Series: Creating a Culture of Generosity
1. Practicing Sabbath as Stewardship
Genesis 1:31 – 2:4a
Pray: Calm our fears and our discomfort; ease our minds so that we may be fully present to hear your word, and to know your teaching. Amen.
When was the last time you had a break? Some of you may be good at taking vacation, taking time for yourself, taking care of your spirit, but my guess is all of us push a little harder than we should. What’s the phrase, no pain, no gain? We work so hard to push eight days of work in to seven days of time, we never settle down. For some of us I think this is a matter of trying to keep up with an ever growing workload, and a culture that says there is never enough. For others I believe there is a fear that if we slow down for a minutes we might never be able to keep up again. Still for others, there is a mission to fulfill what has been instilled in you as the only way to be, busy. I wonder what would happen if we all started to practice Sabbath?
Let’s look for a few moments at the creation story of Genesis 1. God creates the world from a dark and formless void. First God creates light and calls it day, and separates it from darkness, which God calls night. God looks at this creation and delights in what he has made, wow! And there is evening and then morning, the first day is complete. On the second day God creates a dome and calls it sky and it separates the waters below from the waters above and God steps back and looks at what she has created and delights in it. Wow! The second day is complete. On the third day this pattern continues, God creates land and vegetation, God delights in what it has done, wow! There is evening and morning the third day. Then on the fourth day God creates the lights in the sky, the sun, the moon, and the stars, to coincide with day one’s light and darkness. He delights in what he has done, wow! Evening and morning the fourth day. On the fifth day, God creates the first creatures. They coincide with day two, creatures that swim in the seas and fly in the sky. She delights in what she has done, wow! The fifth day. And on the final day of work God creates the creatures that fill the earth to coincide with day three. And on this day, the sixth day, God creates humanity in it’s own image. This time God steps back and is really impressed so it really delights in creation saying, really, really WOW! And there is evening and there is morning, the sixth day is complete.
As humans, we tend to focus on our own creation when we read this story. We tend to think of humanity as the pinnacle of this story, the best part. After all, it was only after God’s creation of humanity that God said, tov maov, really, really wow! But in traditional Hebrew writing it is when there is a break in the pattern that we should be paying attention. Day six is still a part of the pattern. It is day seven that breaks the mold. Hold on to that thought for a moment.
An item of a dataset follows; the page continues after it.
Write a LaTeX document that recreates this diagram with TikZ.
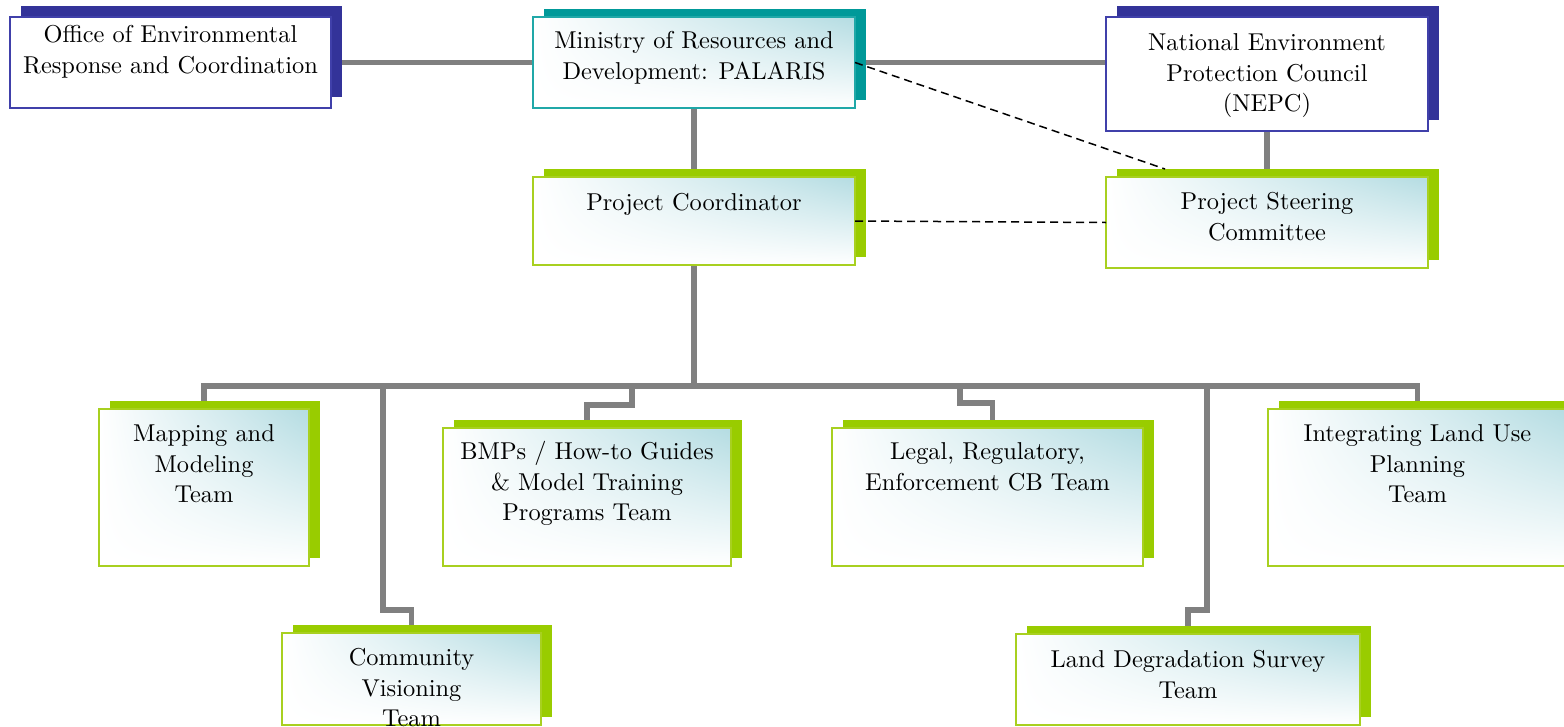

Consider that the seventh day is the climax of this story and put a pin in it for a moment while we look at the creation of humanity.
(Read Genesis 1:26 – 30) The word dominion is one that get’s misunderstood quite often. A better word might be to rule, but not to rule over, rather to be the benevolent ruler, as God rules. You see, God creates humanity and gives us a job. No other creature gets a job, just us. We are made in God’s image, in God’s likeness and we are to be fruitful and multiply, and we are to rule the creatures of the earth as God rules, not becoming God ourselves, but learning from God’s ways. God goes on to explain that there is food enough for all creatures on earth. There is an abundance of food for all to be filled and satisfied. Notice God does not say there is an unlimited supply. We have to share. And as we share the food regenerates. And we have the job of ruling, being sure that everyone has what he or she needs to thrive.
Now here is where the break in the pattern happens. On the seventh day, God is finished, and God rests from all the work she had done. And God blessed the seventh day and made it Holy because she rested. The amazing blessing of the Sabbath is not simply that we take time to worship God for an hour, hour and a half. But God intended for us to understand the generosity of God’s creation by understanding that in six days of work, there is enough for seven days of life. Let me say that again, because it bears repeating. In six days of work, there is enough for seven days of living. So on the seventh day, God rested, and we should rest too.
Let me go back to the question I asked at the beginning of our sermon, I wonder what would happen if we started to practice Sabbath? I wonder what would happen if we began to live as though we believed that in six days of work, God will sustain us for a seventh day? I wonder how our productivity might change, how our relationships might change, how our faith might change if we would actually take a day off? And maybe that day isn’t Sunday. Maybe Sunday is time for worship and church work, maybe it is another day that we honor as Sabbath. Or if it is Sunday, then maybe we need to think about covenanting to do church work on another day, but how might our lives improve if we understood God’s holy day of rest to be one that we practiced because God has given us enough? There is enough in abundance if we will be good stewards, good rulers, good caretakers. If we will practice good stewardship of our time, we will see that there is enough.
As we continue in this journey in Lent, moving through the wilderness of stewardship I would invite you to consider one way you can practice Sabbath, by giving yourself rest and claiming it as holy, claiming it as a holy practice of your faith. Let us be good stewards of God’s generosity, rather than trying to fit eight days of work into seven days of living, let us rely on God that all of our work, job, family, church, all of our work can fit into six days, and we can rest for the seventh knowing that God will provide enough.